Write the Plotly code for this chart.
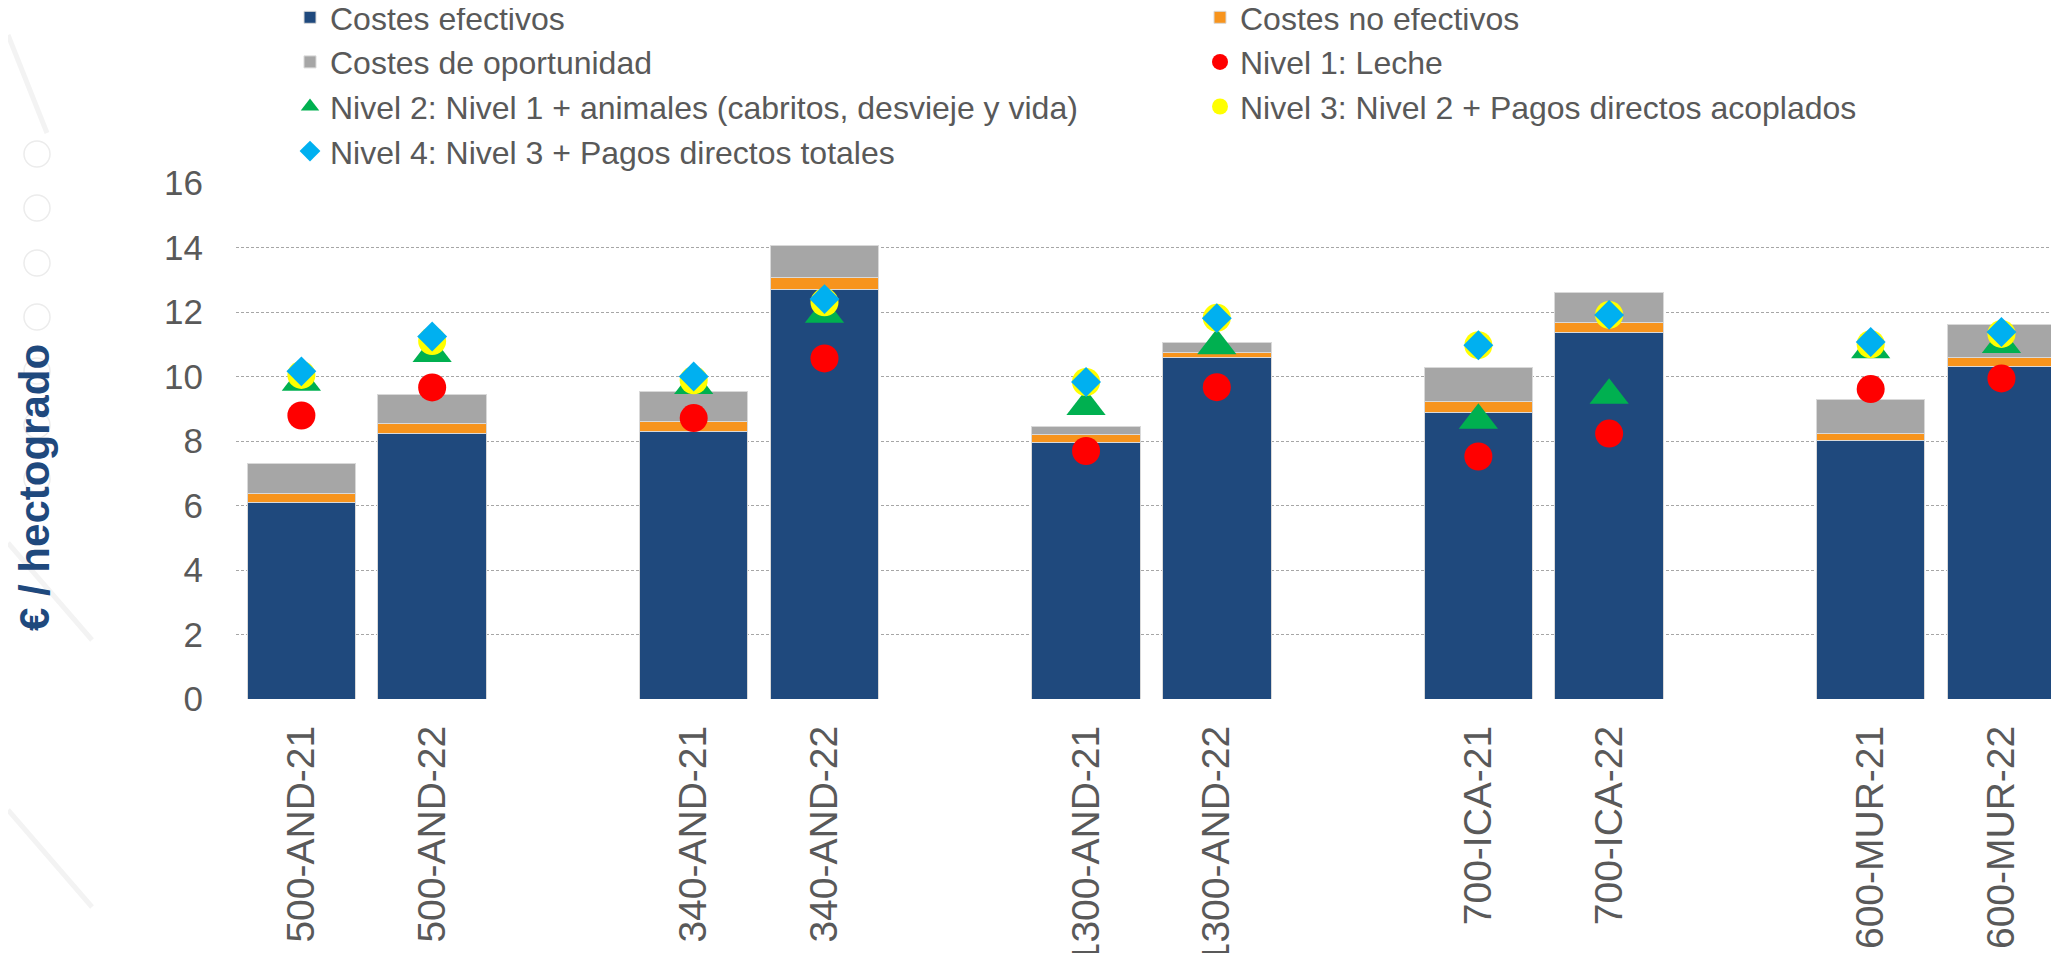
import plotly.graph_objects as go

# ---------------- data ----------------
categories = ["500-AND-21", "500-AND-22", "340-AND-21", "340-AND-22",
              "1300-AND-21", "1300-AND-22", "700-ICA-21", "700-ICA-22",
              "600-MUR-21", "600-MUR-22"]

costes_efectivos = [6.08, 8.24, 8.28, 12.71, 7.94, 10.59, 8.89, 11.37, 8.01, 10.30]
costes_no_efectivos = [0.28, 0.31, 0.33, 0.36, 0.25, 0.16, 0.32, 0.29, 0.22, 0.29]
costes_oportunidad = [0.94, 0.89, 0.94, 1.00, 0.25, 0.29, 1.06, 0.93, 1.06, 1.01]

nivel1 = [8.79, 9.66, 8.71, 10.56, 7.69, 9.67, 7.52, 8.23, 9.61, 9.94]
nivel2 = [9.82, 10.71, 9.72, 11.93, 9.07, 10.95, 8.64, 9.42, 10.83, 10.99]
nivel3 = [10.05, 11.10, 9.88, 12.30, 9.83, 11.82, 10.97, 11.91, 11.00, 11.32]
nivel4 = [10.16, 11.24, 10.00, 12.40, 9.83, 11.81, 10.97, 11.91, 11.07, 11.38]

y_ticks = [0, 2, 4, 6, 8, 10, 12, 14, 16]
y_title = "€ / hectogrado"

# two bars per farm, one empty slot between farms
x_pos = [i + i // 2 for i in range(len(categories))]

# ---------------- styling ----------------
FONT = "Arial, 'Liberation Sans', sans-serif"
TXT = "#595959"
PAGE_OFF = 8                      # default body margin of the html page
W, H = 2059 - PAGE_OFF, 953 - PAGE_OFF

fig = go.Figure()

bar_style = dict(marker_line=dict(color="#d9d9d9", width=1))
fig.add_trace(go.Bar(x=x_pos, y=costes_efectivos, name="Costes efectivos",
                     marker_color="#1F497D", **bar_style))
fig.add_trace(go.Bar(x=x_pos, y=costes_no_efectivos, name="Costes no efectivos",
                     marker_color="#F7941D", **bar_style))
fig.add_trace(go.Bar(x=x_pos, y=costes_oportunidad, name="Costes de oportunidad",
                     marker_color="#A6A6A6", **bar_style))

fig.add_trace(go.Scatter(x=x_pos, y=nivel1, mode="markers", name="Nivel 1: Leche",
                         marker=dict(symbol="circle", size=28, color="#FF0000")))
fig.add_trace(go.Scatter(x=x_pos, y=nivel2, mode="markers",
                         name="Nivel 2: Nivel 1 + animales (cabritos, desvieje y vida)",
                         marker=dict(symbol="triangle-up", size=34, color="#00B050")))
fig.add_trace(go.Scatter(x=x_pos, y=nivel3, mode="markers",
                         name="Nivel 3: Nivel 2 + Pagos directos acoplados",
                         marker=dict(symbol="circle", size=28, color="#FFFF00")))
fig.add_trace(go.Scatter(x=x_pos, y=nivel4, mode="markers",
                         name="Nivel 4: Nivel 3 + Pagos directos totales",
                         marker=dict(symbol="diamond", size=23, color="#00B0F0")))

# plot-area geometry (figure pixels)
L, T, B = 228, 175, 254
plot_w = W - L
plot_h = H - T - B


def px(page_x):
    return (page_x - PAGE_OFF - L) / plot_w


def py(page_y):
    return (H - B - (page_y - PAGE_OFF)) / plot_h


# faint decorative circles and strokes from the slide background
shapes = []
for cy in [154, 208, 263, 317, 371, 425, 479]:
    shapes.append(dict(type="circle", xref="paper", yref="paper",
                       xsizemode="pixel", ysizemode="pixel",
                       xanchor=px(37), yanchor=py(cy),
                       x0=-13, x1=13, y0=-13, y1=13,
                       line=dict(color="#ececec", width=1.5), layer="below"))
for (xa, ya, xb, yb) in [(8, 35, 47, 133), (8, 543, 92, 640), (8, 810, 92, 907)]:
    shapes.append(dict(type="line", xref="paper", yref="paper",
                       x0=px(xa), y0=py(ya), x1=px(xb), y1=py(yb),
                       line=dict(color="#f3f3f3", width=5), layer="below"))

fig.update_layout(
    width=W, height=H,
    margin=dict(l=L, r=0, t=T, b=B, pad=0, autoexpand=False),
    paper_bgcolor="white", plot_bgcolor="white",
    barmode="stack", bargap=0.17,
    font=dict(family=FONT, size=32, color=TXT),
    showlegend=True,
    legend=dict(orientation="h", xref="container", yref="paper",
                x=282 / W, y=1 + (T + 18) / plot_h, xanchor="left", yanchor="top",
                entrywidth=865, entrywidthmode="pixels",
                font=dict(family=FONT, size=32, color=TXT),
                traceorder="normal", itemsizing="trace",
                bgcolor="rgba(0,0,0,0)", tracegroupgap=0),
    shapes=shapes,
    annotations=[dict(text="<b>" + y_title + "</b>", textangle=-90,
                      xref="paper", yref="paper", x=px(35), y=py(488),
                      xanchor="center", yanchor="middle", showarrow=False,
                      font=dict(family=FONT, size=42, color="#1F497D"))],
    xaxis=dict(range=[-0.5, 13.44], tickmode="array", tickvals=x_pos,
               ticktext=categories, tickangle=-90, showgrid=False,
               zeroline=False, showline=False, ticks="", automargin=False,
               ticklabelstandoff=18,
               tickfont=dict(family=FONT, size=39, color=TXT)),
    yaxis=dict(range=[0, 16], tickmode="array", tickvals=y_ticks,
               showgrid=True, gridcolor="#A6A6A6", gridwidth=1, griddash="3px,2px",
               zeroline=False, showline=False, ticks="", automargin=False,
               ticklabelstandoff=32,
               tickfont=dict(family=FONT, size=35, color=TXT)),
)

fig.write_html("out.html")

#### Problem to work on
Each line above is to be copied verbatim. Drop any image from the copy.

#### Reply to the exercise
Write the Plotly code for this chart.
import plotly.graph_objects as go

# ---------------- data ----------------
categories = ["500-AND-21", "500-AND-22", "340-AND-21", "340-AND-22",
              "1300-AND-21", "1300-AND-22", "700-ICA-21", "700-ICA-22",
              "600-MUR-21", "600-MUR-22"]

costes_efectivos = [6.08, 8.24, 8.28, 12.71, 7.94, 10.59, 8.89, 11.37, 8.01, 10.30]
costes_no_efectivos = [0.28, 0.31, 0.33, 0.36, 0.25, 0.16, 0.32, 0.29, 0.22, 0.29]
costes_oportunidad = [0.94, 0.89, 0.94, 1.00, 0.25, 0.29, 1.06, 0.93, 1.06, 1.01]

nivel1 = [8.79, 9.66, 8.71, 10.56, 7.69, 9.67, 7.52, 8.23, 9.61, 9.94]
nivel2 = [9.82, 10.71, 9.72, 11.93, 9.07, 10.95, 8.64, 9.42, 10.83, 10.99]
nivel3 = [10.05, 11.10, 9.88, 12.30, 9.83, 11.82, 10.97, 11.91, 11.00, 11.32]
nivel4 = [10.16, 11.24, 10.00, 12.40, 9.83, 11.81, 10.97, 11.91, 11.07, 11.38]

y_ticks = [0, 2, 4, 6, 8, 10, 12, 14, 16]
y_title = "€ / hectogrado"

# two bars per farm, one empty slot between farms
x_pos = [i + i // 2 for i in range(len(categories))]

# ---------------- styling ----------------
FONT = "Arial, 'Liberation Sans', sans-serif"
TXT = "#595959"
PAGE_OFF = 8                      # default body margin of the html page
W, H = 2059 - PAGE_OFF, 953 - PAGE_OFF

fig = go.Figure()

bar_style = dict(marker_line=dict(color="#d9d9d9", width=1))
fig.add_trace(go.Bar(x=x_pos, y=costes_efectivos, name="Costes efectivos",
                     marker_color="#1F497D", **bar_style))
fig.add_trace(go.Bar(x=x_pos, y=costes_no_efectivos, name="Costes no efectivos",
                     marker_color="#F7941D", **bar_style))
fig.add_trace(go.Bar(x=x_pos, y=costes_oportunidad, name="Costes de oportunidad",
                     marker_color="#A6A6A6", **bar_style))

fig.add_trace(go.Scatter(x=x_pos, y=nivel1, mode="markers", name="Nivel 1: Leche",
                         marker=dict(symbol="circle", size=28, color="#FF0000")))
fig.add_trace(go.Scatter(x=x_pos, y=nivel2, mode="markers",
                         name="Nivel 2: Nivel 1 + animales (cabritos, desvieje y vida)",
                         marker=dict(symbol="triangle-up", size=34, color="#00B050")))
fig.add_trace(go.Scatter(x=x_pos, y=nivel3, mode="markers",
                         name="Nivel 3: Nivel 2 + Pagos directos acoplados",
                         marker=dict(symbol="circle", size=28, color="#FFFF00")))
fig.add_trace(go.Scatter(x=x_pos, y=nivel4, mode="markers",
                         name="Nivel 4: Nivel 3 + Pagos directos totales",
                         marker=dict(symbol="diamond", size=23, color="#00B0F0")))

# plot-area geometry (figure pixels)
L, T, B = 228, 175, 254
plot_w = W - L
plot_h = H - T - B


def px(page_x):
    return (page_x - PAGE_OFF - L) / plot_w


def py(page_y):
    return (H - B - (page_y - PAGE_OFF)) / plot_h


# faint decorative circles and strokes from the slide background
shapes = []
for cy in [154, 208, 263, 317, 371, 425, 479]:
    shapes.append(dict(type="circle", xref="paper", yref="paper",
                       xsizemode="pixel", ysizemode="pixel",
                       xanchor=px(37), yanchor=py(cy),
                       x0=-13, x1=13, y0=-13, y1=13,
                       line=dict(color="#ececec", width=1.5), layer="below"))
for (xa, ya, xb, yb) in [(8, 35, 47, 133), (8, 543, 92, 640), (8, 810, 92, 907)]:
    shapes.append(dict(type="line", xref="paper", yref="paper",
                       x0=px(xa), y0=py(ya), x1=px(xb), y1=py(yb),
                       line=dict(color="#f3f3f3", width=5), layer="below"))

fig.update_layout(
    width=W, height=H,
    margin=dict(l=L, r=0, t=T, b=B, pad=0, autoexpand=False),
    paper_bgcolor="white", plot_bgcolor="white",
    barmode="stack", bargap=0.17,
    font=dict(family=FONT, size=32, color=TXT),
    showlegend=True,
    legend=dict(orientation="h", xref="container", yref="paper",
                x=282 / W, y=1 + (T + 18) / plot_h, xanchor="left", yanchor="top",
                entrywidth=865, entrywidthmode="pixels",
                font=dict(family=FONT, size=32, color=TXT),
                traceorder="normal", itemsizing="trace",
                bgcolor="rgba(0,0,0,0)", tracegroupgap=0),
    shapes=shapes,
    annotations=[dict(text="<b>" + y_title + "</b>", textangle=-90,
                      xref="paper", yref="paper", x=px(35), y=py(488),
                      xanchor="center", yanchor="middle", showarrow=False,
                      font=dict(family=FONT, size=42, color="#1F497D"))],
    xaxis=dict(range=[-0.5, 13.44], tickmode="array", tickvals=x_pos,
               ticktext=categories, tickangle=-90, showgrid=False,
               zeroline=False, showline=False, ticks="", automargin=False,
               ticklabelstandoff=18,
               tickfont=dict(family=FONT, size=39, color=TXT)),
    yaxis=dict(range=[0, 16], tickmode="array", tickvals=y_ticks,
               showgrid=True, gridcolor="#A6A6A6", gridwidth=1, griddash="3px,2px",
               zeroline=False, showline=False, ticks="", automargin=False,
               ticklabelstandoff=32,
               tickfont=dict(family=FONT, size=35, color=TXT)),
)

fig.write_html("out.html")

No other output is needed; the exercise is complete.